The memorandum, issued on Sep. 9 by Deputy Attorney General Sally Q. Yates, established six new policy directives to help the Department of Justice hold individuals involved in corporate misconduct accountable for the wrongdoing. The directives would be in addition to fines and sanctions against a corporation.
“At first glance, the Yates memo has immediate application to corporate America,” said Matt DeVries, a Nashville-based construction lawyer with Burr & Forman LLP and author of www.bestpracticesconstructionlaw.com.
“However, government contractors are obligated to investigate and many times disclose violations of fraud, conflict of interest, or bribery. This is one of the issues in the federal contracting arena where the Yates Memo will provide additional application,” he said.
DeVries explained that the Yates Memo may affect how a contractor drafts a mandatory disclosure, knowing that it will be reviewed by the Department of Justice.
“The disclosure should take into account the information related to individual misconduct, which is important if the government contractor seeks cooperation credit from the DOJ," he said.
"In the end, government contractors should assess and revise their internal investigation procedures to comply with the Yates Memo requirements."
First, the Yates Memo calls for complete disclosure of individuals as a requirement for any corporation credit; whereas in the past, the Department of Justice sometimes gave partial cooperation credit without entire details on individuals involved.
Additionally, the DOJ proposes that its attorneys be instructed to investigate individuals from the very beginning of any investigation and add whether a company provides “continued cooperation with respect to individuals” as a required condition for any plea or settlement agreement.
In addition, the memo calls for: increased employee communication and alliance between the criminal and civil sectors, “absent extraordinary circumstances” – meaning the DOJ should not agree to any corporate resolution that provides immunity to potentially culpable individuals, a detailed plan by the DOJ to resolve open investigations of individuals when the case against the corporation is resolved.
Also, it calls for civil attorneys to also focus on issues like individual accountability and deterrence, instead of relying solely on the defendant’s ability to pay.

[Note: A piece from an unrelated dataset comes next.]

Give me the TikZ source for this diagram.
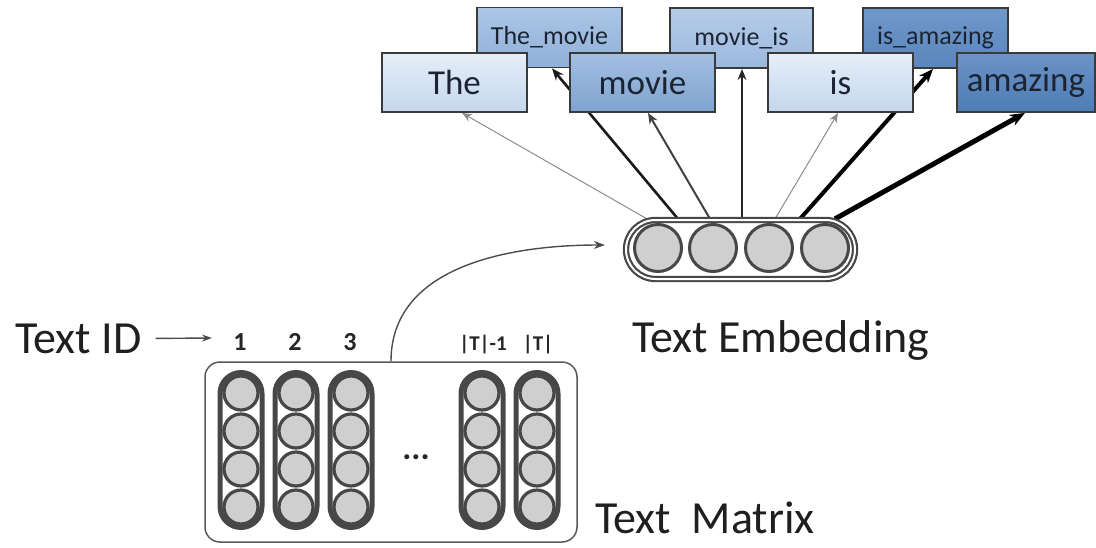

DeVries doesn’t think the increased focus on individual culpability described in the Yates Memo would serve as a deterrent for companies seeking government contracts. “Rather, it should compel a company to learn and follow the law when dealing with the government,” he said.
As for what prompted the new rules listed in the Yates Memo, DeVries said that the Department of Justice made a commitment long ago to address corporate misconduct by holding individuals criminally and civilly liable.
“Many people believe that deterrence in this realm is best achieved by prosecuting individuals. I believe the Yates Memo constituted, at least in part, the DOJs response to public criticism that corporations are not doing enough to avoid misconduct and hold those individuals within the company responsible for wrongdoing,” DeVries concluded.